S7E7: Darryl Pinckney Remembers Elizabeth Hardwick and 1970s New York

20 Apr 2023
S7E7: Darryl Pinckney Remembers Elizabeth Hardwick and 1970s New York

Angelo Fick asks Darryl Pinckney about his book Come Back in September: A Literary Education on West Sixty-seventh Street, Manhattan.

Darryl remembers his friendship with critic and author Elizabeth Hardwick, who taught him that writing is a matter of reading. He reflects on his diaries, avant-garde New York in the 1970s, Robert Lowell, feminism and Black politics, The New York Review of Books and aging.

Angelo Fick is the Director of Research at ASRI. For two decades he taught across a variety of disciplines in the Humanities and Applied Sciences in universities in South Africa and Europe. He has written widely on post-millennial post-apartheid South Africa’s political economy, and is interested in broader issues of justice, freedom, and equality. His work has appeared in the Mail & Guardian, the Journal of Commonwealth Literature, the Johannesburg Review of Books, and English in Africa.
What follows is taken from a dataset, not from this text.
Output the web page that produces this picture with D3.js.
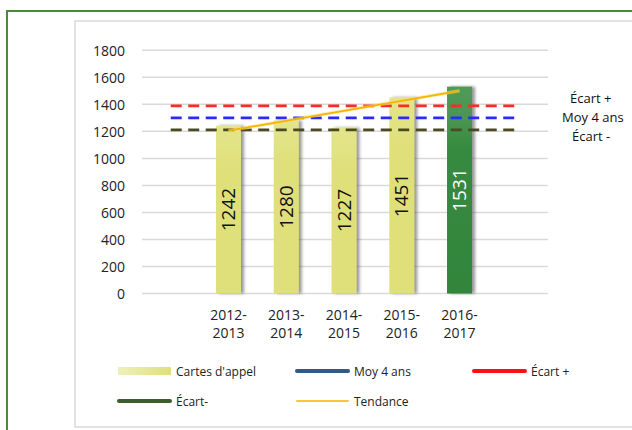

Darryl Pinckney is a long-time contributor to The New York Review of Books. He is the author of two novels, High Cotton (1992) and Black Deutschland (2016), and several works of nonfiction, including Out There: Mavericks of Black Literature (2002), Blackballed: The Black Vote and US Democracy (2014), and Busted in New York and Other Essays (2019). He has contributed to numerous other publications. His theatrical collaborations with director Robert Wilson have appeared internationally and at the Brooklyn Academy of Music. His most recent book is Come Back in September: A Literary Education on West Sixty-Seventh Street, Manhattan (Farrar, Straus and Giroux, 2022).

In this episode we are in solidarity with Mahvash Sabet and Fariba Kamalabadi. In November 2022, they were both unjustly sentenced to a second decade in prison in Iran. You can read more about their case here.

As tributes to them, Darryl reads “Hello Again” and “Lights Out” from Sabet’s Prison Poems as well as “Jerusalem” by James Fenton. Angelo reads Sabet’s poem “To Fariba Kamalabadi”.